To their credit though, they do walk a lot. They led Major League Baseball with 621 free passes, and that was a major reason for their success again in the regular season. Last night again shows that walks aren’t as regular due to the extremely high level of pitching that every team in the postseason has. It’s the reason two or three-run home runs in the regular season are just solo shots this time in October.

This over-emphasis on the home run has led to the inability of any part of the lineup to string together hits for a rally.

The team finished second in home runs yet finished with the 23rd most hits and RBIs all season. It is mindblowing at times this team inability to produce runs outside of the home run. It is also the reason why it has now been 12 years since the last World Series win.

Sabermetrics and those devoted to them have taken over this team and run largely on analytics. I’ve accepted that and know they won’t change their ways. Focusing on that, however, makes them lose a fundamental aspect of a championship team.

If you look at what made the dynasty team of the late 1990s great is what ability for multiple players to come through clutch. The biggest example of this was Derek Jeter, who despite the ridiculous criticism he receives from sabermetrics fans, is one of the all-time clutch players in MLB history. When you had that one moment where you need a hit. Not a walk or a sac fly or anything else. You need someone to go up there and get two runners in from second and third, you wanted Jeter at-bat. Did he always come through? Absolutely not. But you felt you had the best chance with him up there.

In today’s game, they want a guy who out of 100 times will reach base 38 times in some way and I get that. However, in a big game, I don’t care what you do out of 100 times. I just need you to come through and go one for one right now.

Judge and D.J. are close to that but outside of them, they have no one.

Looking towards the future provides more of the same expectation. The highs and lows of this season will continue. The main person to blame for the ability to win 13 in a row and follow that up by losing seven in a row is manager Aaron Boone.

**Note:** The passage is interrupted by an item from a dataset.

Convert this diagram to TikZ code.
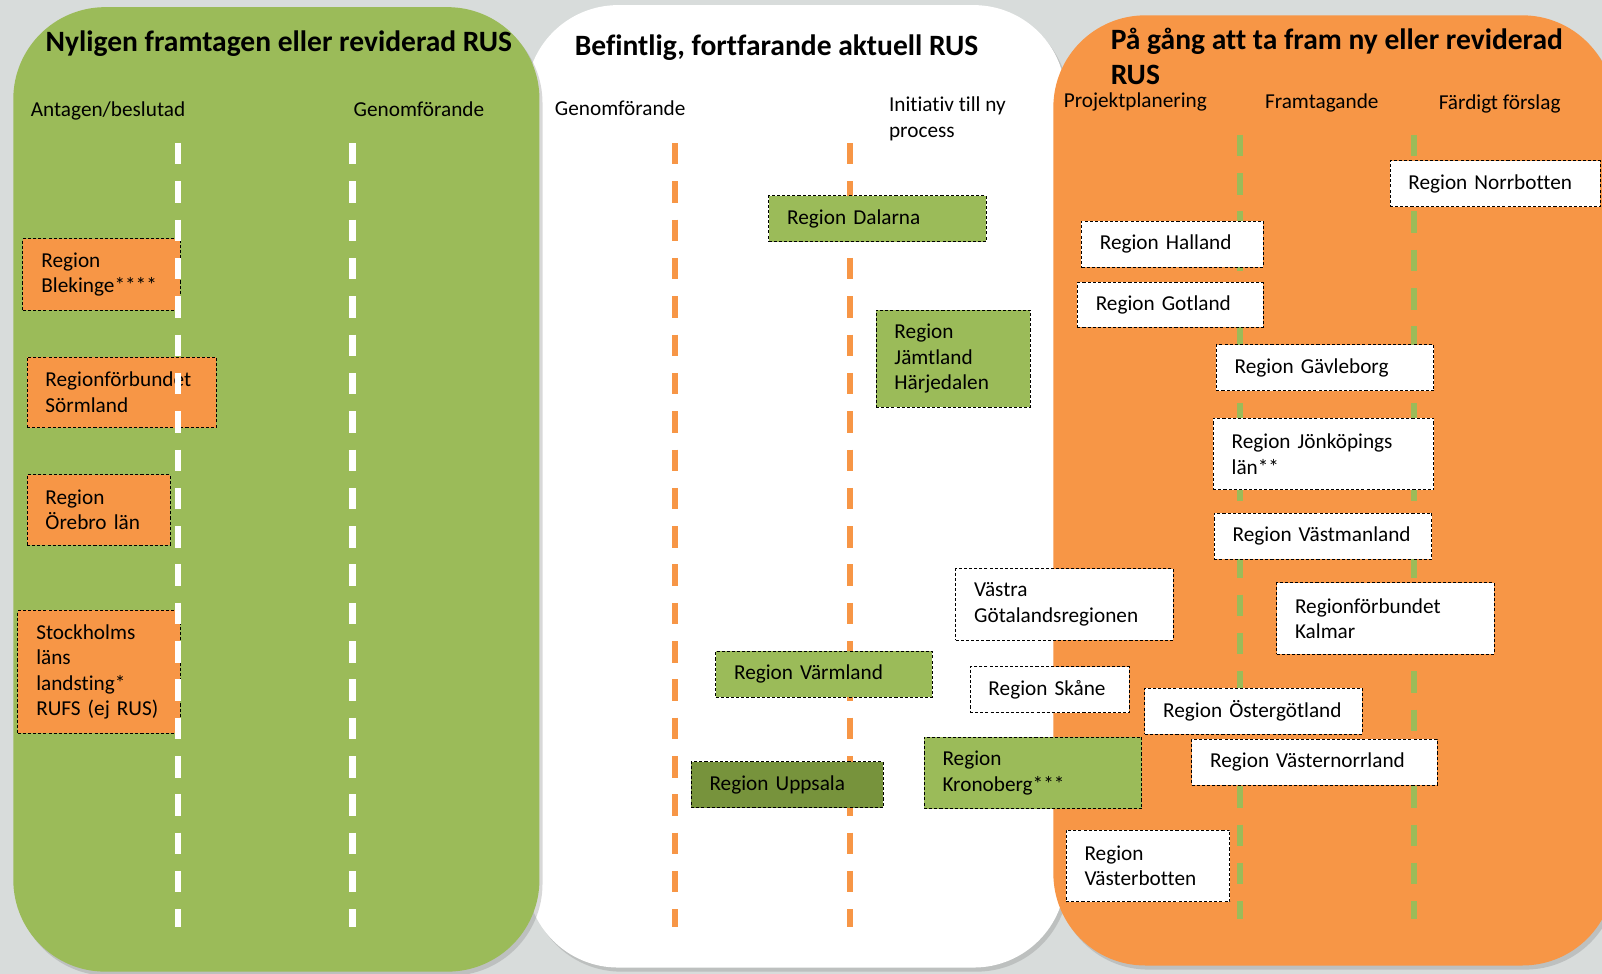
\documentclass[tikz,border=0pt]{standalone}
\usepackage{fontspec}
\setmainfont{Carlito}[Ligatures=NoCommon]
\usetikzlibrary{positioning,shadows}
\definecolor{bggrey}{RGB}{216,220,219}
\definecolor{rusgreen}{RGB}{155,187,89}
\definecolor{rusorange}{RGB}{247,150,70}
\definecolor{rusdark}{RGB}{119,147,60}
\newcommand{\bodysize}{\fontsize{20.8}{25}\selectfont}
\newcommand{\titlesize}{\fontsize{28.9}{34}\selectfont\bfseries}
\tikzset{
  panel/.style={rounded corners=90pt,drop shadow={opacity=0.3,shadow xshift=3pt,shadow yshift=-4pt}},
  regbox/.style={rectangle,draw=black,line width=1pt,dash pattern=on 3pt off 2pt,anchor=north west,inner xsep=18pt,inner ysep=2pt,align=left,font=\bodysize},
  colhead/.style={anchor=west,inner sep=0pt,align=left,font=\bodysize},
  paneltitle/.style={inner sep=0pt,align=left,font=\titlesize},
  lane/.style={line width=6pt,dash pattern=on 21pt off 16.5pt}
}

\begin{document}
\begin{tikzpicture}[x=1pt,y=-1pt]
\useasboundingbox (0,0) rectangle (1568,953);
\fill[bggrey] (0,0) rectangle (1568,953);

\path[panel,fill=white] (515,5) rectangle (1043,947);
\path[panel,fill=rusgreen] (13,7) rectangle (528,951);
\path[panel,fill=rusorange] (1031,15) rectangle (1580,945);

\node at (273,43)[paneltitle](t1){Nyligen framtagen eller reviderad RUS};
\node at (760,47)[paneltitle](t2){Befintlig, fortfarande aktuell RUS};
\node at (1087,55)[paneltitle,anchor=west](t3){På gång att ta fram ny eller reviderad\\RUS};

\node at (30,109)[colhead](h1){Antagen/beslutad};
\node at (346,107)[colhead](h2){Genomförande};
\node at (543,106)[colhead](h3){Genomförande};
\node at (870,116.5)[colhead](h4){Initiativ till ny\\process};
\node at (1041,100)[colhead](h5){Projektplanering};
\node at (1238,101)[colhead](h6){Framtagande};
\node at (1408,102)[colhead](h7){Färdigt förslag};

\coordinate (gent) at (661,140);
\coordinate (genb) at (661,907);
\coordinate (init) at (832,140);
\coordinate (inib) at (832,907);
\coordinate (prot) at (1214,132);
\coordinate (prob) at (1214,899);
\coordinate (fart) at (1384,132);
\coordinate (farb) at (1384,899);
\draw[lane,rusorange] (gent) -- (genb);
\draw[lane,rusorange] (init) -- (inib);
\draw[lane,rusgreen] (prot) -- (prob);
\draw[lane,rusgreen] (fart) -- (farb);

\node at (22,233)[regbox,fill=rusorange,text width=118pt,minimum height=70pt](blek){Region\\Blekinge****};
\node at (26,349)[regbox,fill=rusorange,text width=149pt,minimum height=69pt](sorm){Regionförbundet\\Sörmland};
\node at (26,464)[regbox,fill=rusorange,text width=104pt,minimum height=69pt](oreb){Region\\Örebro län};
\node at (17,597)[regbox,fill=rusorange,text width=123pt,minimum height=120pt](stho){Stockholms\\läns\\landsting*\\RUFS (ej RUS)};

\node at (752,191)[regbox,fill=rusgreen,text width=177pt,minimum height=45pt](dala){Region Dalarna};
\node at (857,303)[regbox,fill=rusgreen,text width=115pt,minimum height=95pt](jamt){Region\\Jämtland\\Härjedalen};
\node at (700,637)[regbox,fill=rusgreen,text width=176pt,minimum height=45pt](varm){Region Värmland};
\node at (676,745)[regbox,fill=rusdark,text width=152pt,minimum height=45pt](upps){Region Uppsala};
\node at (904,721)[regbox,fill=rusgreen,text width=177pt,minimum height=70pt](kron){Region\\Kronoberg***};
\node at (935,556)[regbox,fill=white,text width=177pt,minimum height=70pt](vgot){Västra\\Götalandsregionen};
\node at (949,652)[regbox,fill=white,text width=120pt,minimum height=45pt](skan){Region Skåne};

\node at (1058,216)[regbox,fill=white,text width=142pt,minimum height=45pt](hall){Region Halland};
\node at (1054,276)[regbox,fill=white,text width=146pt,minimum height=44pt](gotl){Region Gotland};
\node at (1360,157)[regbox,fill=white,text width=170pt,minimum height=45pt](norr){Region Norrbotten};
\node at (1190,337)[regbox,fill=white,text width=177pt,minimum height=45pt](gavl){Region Gävleborg};
\node at (1187,409)[regbox,fill=white,text width=180pt,minimum height=70pt](jonk){Region Jönköpings\\län**};
\node at (1188,502)[regbox,fill=white,text width=177pt,minimum height=45pt](vast){Region Västmanland};
\node at (1249,570)[regbox,fill=white,text width=177pt,minimum height=70pt](kalm){Regionförbundet\\Kalmar};
\node at (1120,673)[regbox,fill=white,text width=177pt,minimum height=45pt](oste){Region Östergötland};
\node at (1166,723)[regbox,fill=white,text width=204pt,minimum height=45pt](vnor){Region Västernorrland};
\node at (1043,812)[regbox,fill=white,text width=124pt,minimum height=70pt](vbot){Region\\Västerbotten};

\coordinate (antt) at (174,140);
\coordinate (antb) at (174,907);
\coordinate (gnat) at (345,140);
\coordinate (gnab) at (345,907);
\draw[lane,white] (antt) -- (antb);
\draw[lane,white] (gnat) -- (gnab);
\end{tikzpicture}
\end{document}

A team in the baseball season is like a ship on a long voyage. There will be bad days and good days, but it is up to the captain to keep the crew and ship steady and on course. When you have the large swings of great to horrible all within a 30 game span, you need to evaluate your leader. A good manager never lets his team get too high or too low. He keeps them focused on their main goal. Boone failed at this at every course of the season and has since becoming the manager.

People argue that Boone’s record since taking over is incredible. 328-210 is impressive, but when you have a ready-made contender who is built to win right away, regular-season wins will come in bunches. Anyone in baseball could have taken over and achieved the same success as Boone. It’s a ridiculous counter for Boone staying.

Boone needs to go. He’s proven he can’t get this team over the hump.

Brian Cashman, General Manager and Senior Vice President of the Yankees, is another person who deserves scrutiny. I know he’s well entrenched in that position since 1998 and likely is in little to no danger of losing his job. However, he built this team. He made them the way they are. So is he going to make the changes necessary to make them a contender, or is he just going to be satisfied with making the postseason and keeping the team relevant? These are questions that need to be answered now before they missed their chance with this Judge led core.

Since 1998, the Yankees have won 4 World Series and lost two more. Cashman, in all honestly, gets credit for 2009 as that was a team he assembled and not the carry-over winners of Gene Michael’s brilliance in the ’90s.

That is a terrible track record for an organization that measures any season without a World Series as a failure. That puts Cashman’s teams at 1 for 18 and Boone’s at 0 for 4.

Now the team heads into arguably the most important offseason in the last twenty years to finally try and figure out how to bring home number 28.